Below is the original image and reconstructions of it using only the most significant \(n \times n\) coefficients.

Original image
4x4 (25%)
3x3 (14%)
2x2 (6%)

Do those artifacts look familiar?

You can find slow DCT/IDCT code in listing1.c. Note that you might also want the Targa reader/writer code.


The implementation above uses four nested loops and has complexity \(\mathrm{O}\left(n^4\right)\) for a 2D DCT of size \(n \times n\).

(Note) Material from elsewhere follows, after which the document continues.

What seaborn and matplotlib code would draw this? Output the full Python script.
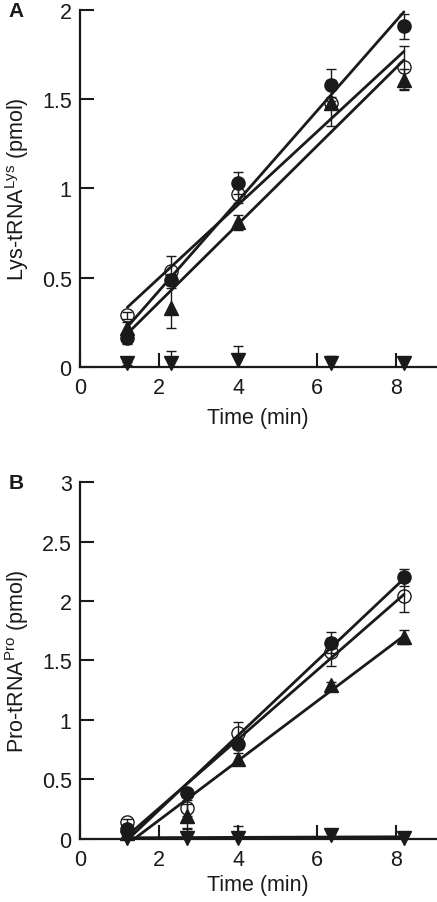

We can do better by using row-column decomposition: build a 2D DCT by running a 1D DCT over every row and then every column.

The 1D DCT-II is:

$$ F_{u} = \frac{1}{2} C_u \sum_{x=0}^{N-1} S_{x} cos\left(u\pi\frac{2x+1}{2N}\right) $$

listing2.c uses a 1D DCT with complexity \(\mathrm{O}\left(n^2\right)\), running it \(2n\) times to build a 2D DCT with complexity \(\mathrm{O}\left(n^3\right)\).

We can do better again by replacing the naive \(\mathrm{O}\left(n^2\right)\) DCT algorithm with one factored similarly to a Fast Fourier Transform which would have \(\mathrm{O}\left(n \log n\right)\) complexity.

The AAN (Arai/Agui/Nakajima) algorithm is one of the fastest known 1D DCTs. listing3.c shows a faster 2D DCT built from 1D AAN DCTs.